Minimum Distance to Be Walked in Complete Steps by Three Persons

Video Explanation

Watch the video below to understand the complete solution step by step:

Solution

Question: In a morning walk, three persons step off together, their steps measuring 80 cm, 85 cm and 90 cm respectively. What is the minimum distance each should walk so that he can cover the distance in complete steps?

Step 1: Identify the Mathematical Concept

The minimum distance that can be covered in complete steps by all three persons is the LCM (Least Common Multiple) of their step lengths.

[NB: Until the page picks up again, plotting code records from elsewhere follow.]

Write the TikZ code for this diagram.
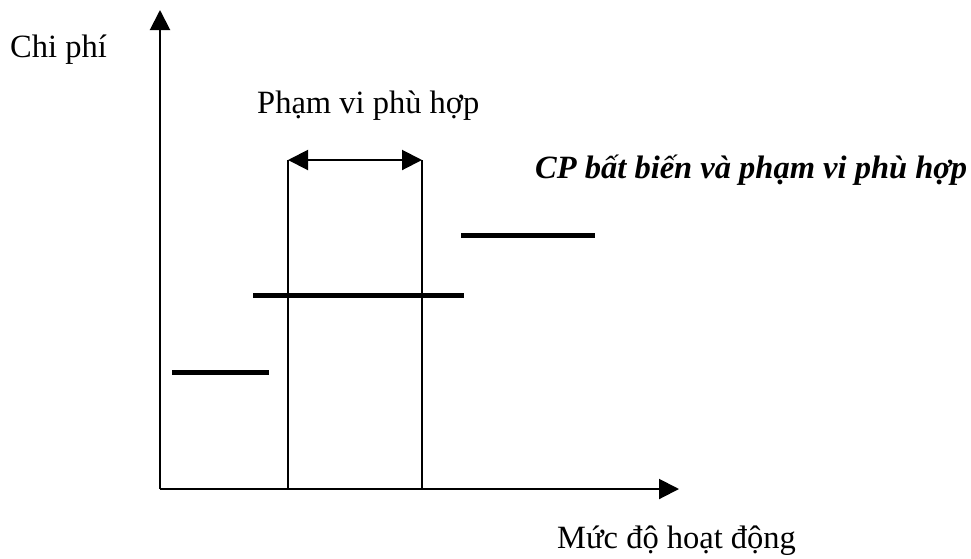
\documentclass[tikz,border=0pt]{standalone}
\usepackage{fontspec}
\setmainfont{Liberation Serif}
\usetikzlibrary{arrows.meta}
\tikzset{
  axis/.style={line width=2pt, -{Triangle[length=20pt,width=20pt]}},
  thin line/.style={line width=2pt},
  costline/.style={line width=5pt},
  rangearrow/.style={line width=2pt, {Triangle[length=20pt,width=20pt]}-{Triangle[length=20pt,width=20pt]}},
  lbl/.style={font=\fontsize{32.5}{38}\selectfont, inner sep=0pt, anchor=base west},
}
\begin{document}
\begin{tikzpicture}[x=1pt,y=-1pt]
\useasboundingbox (0,0) rectangle (971,558);
% axes
\coordinate (O) at (160,489);
\coordinate (ytip) at (160,10);
\coordinate (xtip) at (679,489);
\draw[axis] (O) -- (ytip);
\draw[axis] (O) -- (xtip);
% relevant range
\coordinate (La) at (288,160);
\coordinate (Lb) at (288,489);
\coordinate (Ra) at (422,160);
\coordinate (Rb) at (422,489);
\draw[thin line] (La) -- (Lb);
\draw[thin line] (Ra) -- (Rb);
\draw[rangearrow] (La) -- (Ra);
% fixed cost steps
\coordinate (s1a) at (172,372);
\coordinate (s1b) at (269,372);
\coordinate (s2a) at (253,295);
\coordinate (s2b) at (464,295);
\coordinate (s3a) at (461,235);
\coordinate (s3b) at (595,235);
\draw[costline] (s1a) -- (s1b);
\draw[costline] (s2a) -- (s2b);
\draw[costline] (s3a) -- (s3b);
% labels
\node[lbl] (cp) at (10,57) {Chi phí};
\node[lbl] (pv) at (257,113) {Phạm vi phù hợp};
\node[lbl] (title) at (535,178) {\bfseries\itshape CP bất biến và phạm vi phù hợp};
\node[lbl] (md) at (557,548) {Mức độ hoạt động};
\end{tikzpicture}
\end{document}
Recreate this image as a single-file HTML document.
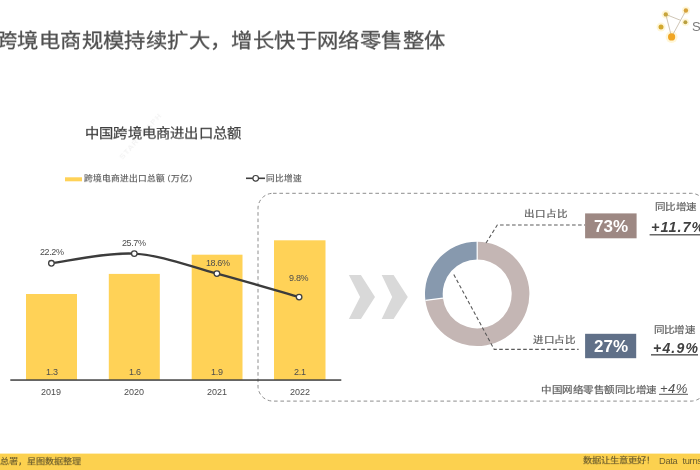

Step 2: Prime Factorisation of the Step Lengths

80 = 2⁴ × 5

85 = 5 × 17

90 = 2 × 3² × 5

Step 3: Find the LCM

LCM = 2⁴ × 3² × 5 × 17

LCM = 16 × 9 × 5 × 17

LCM = 12240 cm

Step 4: Convert into Metres (Optional)

12240 cm = 122.4 m

Final Answer

∴ The minimum distance each person should walk so that all can cover it in complete steps is 12240 cm or 122.4 metres.

Conclusion

Thus, by finding the LCM of the step lengths 80 cm, 85 cm and 90 cm, we get the minimum distance required as 12240 cm.